Händeschütteln mit Maskottchen Lexi
Genauso wie eine Begegnung mit Lexi, dem Maskottchen der Polizei. Lexi schüttelt geduldig Hände, posiert für Selfies. Und das bei Affenhitze in einem Löwen-Plüschkostüm. Wohl einer der härtesten Jobs an diesem Tag.
Der Renner sind die Bootstouren auf dem Main mit der Wasserschutzpolizei, für die es gut gefüllte Wartelisten gibt. "Hauptsache Boot", sagt ein Kind, als die Mama fragt, ob es lieber mit dem großen oder dem kleinen Boot fahren will. Eine Frau möchte keine Schwimmweste tragen. "Ich kann doch schwimmen", sagt sie. Nützt nichts. Ohne Weste keine Bootsfahrt.
Bootstouren auf dem Main
An der Mainlände liegt die "Von Grassmann". Sie wird als Eisbrecher und als Schlepper bei Havarien eingesetzt, erklärt Schiffsführer Sascha Friedrich. Wer will, darf sich auf den Chefstuhl setzen, mal am Ruder drehen oder einfach den Blick auf die Stadt und den Main genießen.

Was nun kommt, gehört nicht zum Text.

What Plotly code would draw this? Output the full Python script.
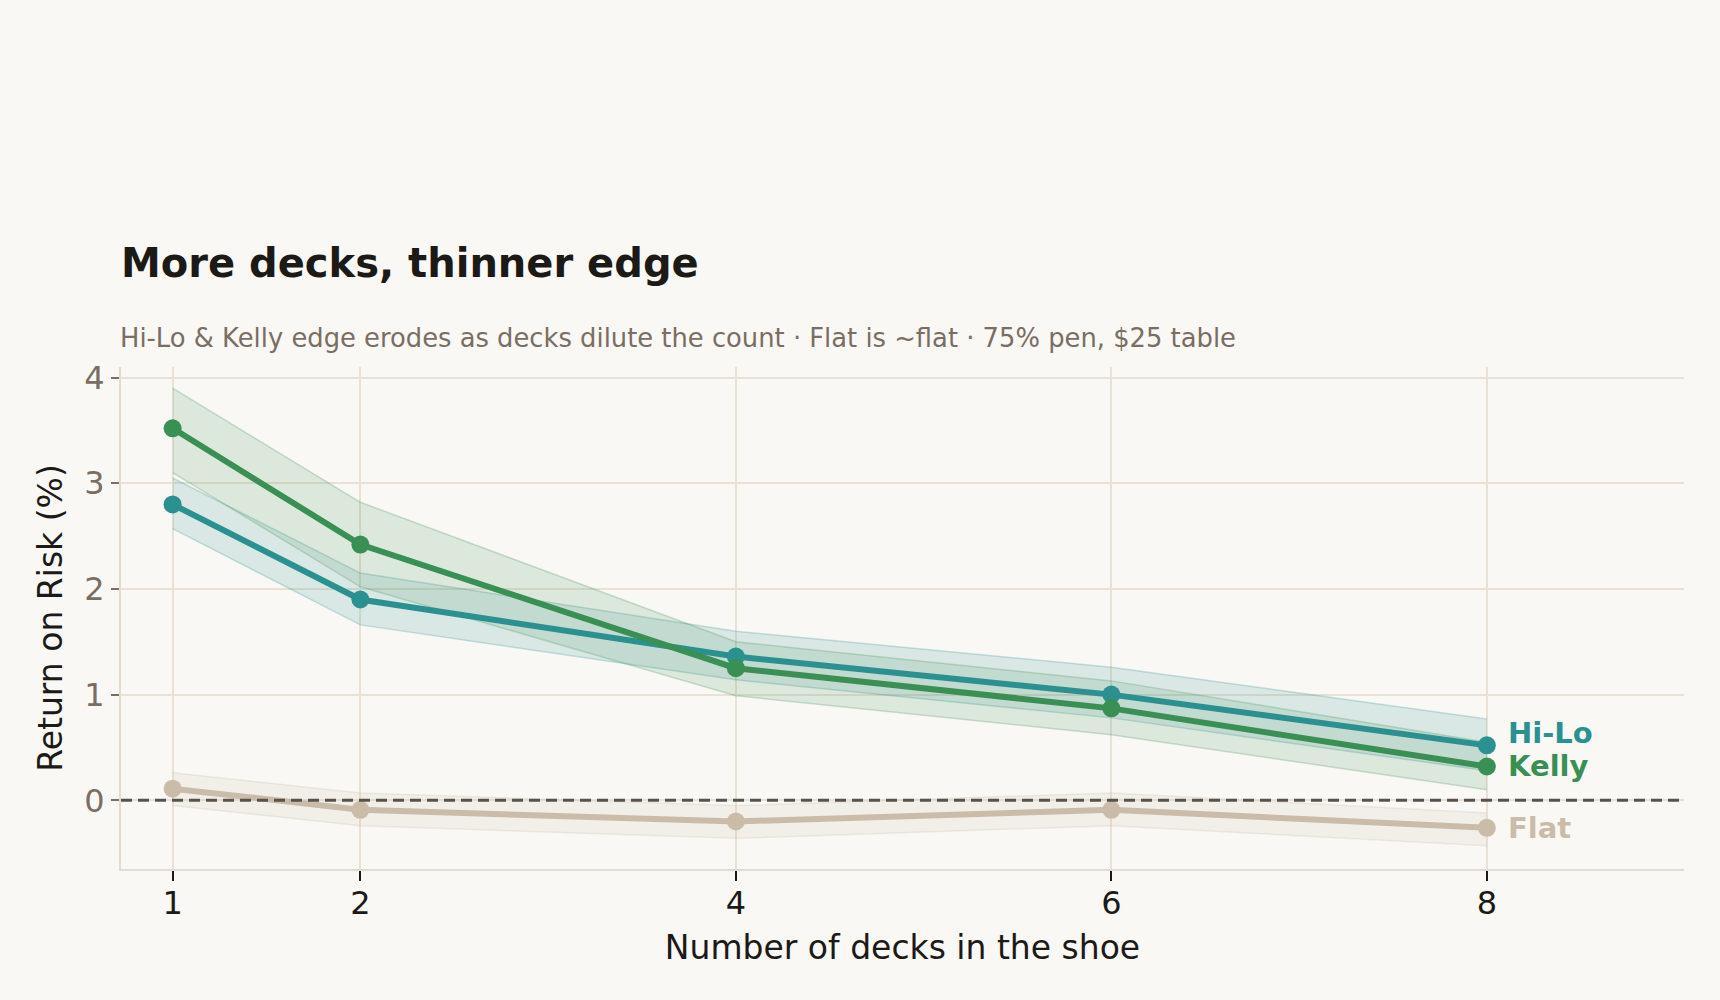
import plotly.graph_objects as go

# decks in the shoe
decks = [1, 2, 4, 6, 8]

# return on risk (%) per strategy, with band bounds
hilo = [2.80, 1.90, 1.36, 1.00, 0.52]
hilo_hi = [3.05, 2.15, 1.60, 1.26, 0.77]
hilo_lo = [2.57, 1.66, 1.14, 0.78, 0.28]

kelly = [3.52, 2.42, 1.25, 0.87, 0.32]
kelly_hi = [3.90, 2.82, 1.50, 1.13, 0.55]
kelly_lo = [3.10, 2.02, 0.99, 0.62, 0.10]

flat = [0.11, -0.09, -0.20, -0.09, -0.26]
flat_hi = [0.26, 0.07, -0.05, 0.07, -0.12]
flat_lo = [-0.05, -0.24, -0.36, -0.24, -0.43]

x_ticks = [1, 2, 4, 6, 8]
y_ticks = [0, 1, 2, 3, 4]

FONT = "DejaVu Sans"
BG = "#f9f8f5"
GRID = "#e9e1d5"

series = [
    # name, values, upper, lower, colour, rgb for bands, label nudge
    ("Flat", flat, flat_hi, flat_lo, "#cbbcaa", "203,188,170", 0),
    ("Hi-Lo", hilo, hilo_hi, hilo_lo, "#2a9090", "42,144,144", 12),
    ("Kelly", kelly, kelly_hi, kelly_lo, "#3a8f55", "58,143,85", 0),
]

fig = go.Figure()

# bands first so lines sit on top
for name, vals, hi, lo, col, rgb, nudge in series:
    fig.add_trace(go.Scatter(
        x=decks, y=hi, mode="lines",
        line=dict(color=f"rgba({rgb},0.25)", width=1.5),
        showlegend=False, hoverinfo="skip"
    ))
    fig.add_trace(go.Scatter(
        x=decks, y=lo, mode="lines", fill="tonexty",
        fillcolor=f"rgba({rgb},0.15)",
        line=dict(color=f"rgba({rgb},0.25)", width=1.5),
        showlegend=False, hoverinfo="skip"
    ))

for name, vals, hi, lo, col, rgb, nudge in series:
    fig.add_trace(go.Scatter(
        x=decks, y=vals, mode="lines+markers", name=name,
        line=dict(color=col, width=6),
        marker=dict(color=col, size=18),
        showlegend=False,
        hovertemplate=name + ": %{y:.2f}%<extra></extra>"
    ))
    # direct label at the right end
    fig.add_annotation(
        x=decks[-1], y=vals[-1], text=f"<b>{name}</b>",
        xanchor="left", yanchor="middle", xshift=19, yshift=nudge,
        showarrow=False,
        font=dict(family=FONT, size=29, color=col)
    )

# break-even reference
fig.add_shape(
    type="line", xref="paper", x0=0, x1=1, yref="y", y0=0, y1=0,
    line=dict(color="#57524c", width=3, dash="11px,6px"), layer="above"
)

fig.update_layout(
    width=1720, height=1000,
    paper_bgcolor=BG, plot_bgcolor=BG,
    margin=dict(l=121, r=36, t=367, b=131),
    font=dict(family=FONT, color="#1c1a17"),
    title=dict(
        text="<b>More decks, thinner edge</b>",
        x=121 / 1720, xanchor="left", y=1 - 263 / 1000, yanchor="middle",
        font=dict(family=FONT, size=40, color="#1c1a17")
    ),
    showlegend=False,
)

fig.add_annotation(
    xref="paper", yref="paper", x=-0.002, y=1 + 29 / 502,
    text="Hi-Lo & Kelly edge erodes as decks dilute the count · Flat is ~flat · 75% pen, $25 table",
    xanchor="left", yanchor="middle", showarrow=False,
    font=dict(family=FONT, size=25.8, color="#7a6e64")
)

fig.update_xaxes(
    range=[0.725, 9.05], tickvals=x_ticks, ticktext=[str(v) for v in x_ticks],
    showgrid=True, gridcolor=GRID, gridwidth=1.5,
    zeroline=False, showline=True, linecolor="#e3dbcf", linewidth=2,
    ticks="outside", ticklen=10, tickwidth=2, tickcolor="#1c1a17",
    ticklabelstandoff=-5,
    tickfont=dict(family=FONT, size=32, color="#1c1a17"),
    title=dict(text="Number of decks in the shoe", standoff=14,
               font=dict(family=FONT, size=33, color="#1c1a17"))
)
fig.update_yaxes(
    range=[-0.65, 4.1], tickvals=y_ticks,
    showgrid=True, gridcolor=GRID, gridwidth=1.5,
    zeroline=False, showline=True, linecolor="#e3dbcf", linewidth=2,
    ticks="outside", ticklen=8, tickwidth=2, tickcolor="#7a6e64",
    tickfont=dict(family=FONT, size=32, color="#7a6e64"),
    title=dict(text="Return on Risk (%)", standoff=12,
               font=dict(family=FONT, size=33, color="#1c1a17"))
)

# page sits flush in the window, same tone as the figure
fig.write_html(
    "out.html",
    config={"displayModeBar": False},
    post_script="document.body.style.margin='0';"
                "document.body.style.background='#f9f8f5';"
)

Unten am Mainkai ist auch der beste Platz, um den Einflug des Polizeihubschraubers zu beobachten. Ein Spektakel, auf das viele gewartet haben. Hier hat dann auch die Reiterstaffel (sie ist nicht in Schweinfurt stationiert) ihren großen Auftritt.
Für einen nachdenklichen Moment sorgt Tim Schrott, als er zusammen mit den Kollegen vom Polizeieinsatztraining Situationen aus dem Alltag zeigt. Die Polizistinnen und Polizisten werden gerufen, weil jemand andere Menschen anpöbelt, weil er beim Diebstahl in einem Kaufhaus erwischt wurde oder weil sich zwei prügeln – und einer ein Messer zieht und auf die Polizisten losgeht. Solche Szenarien, der Umgang damit, werden trainiert.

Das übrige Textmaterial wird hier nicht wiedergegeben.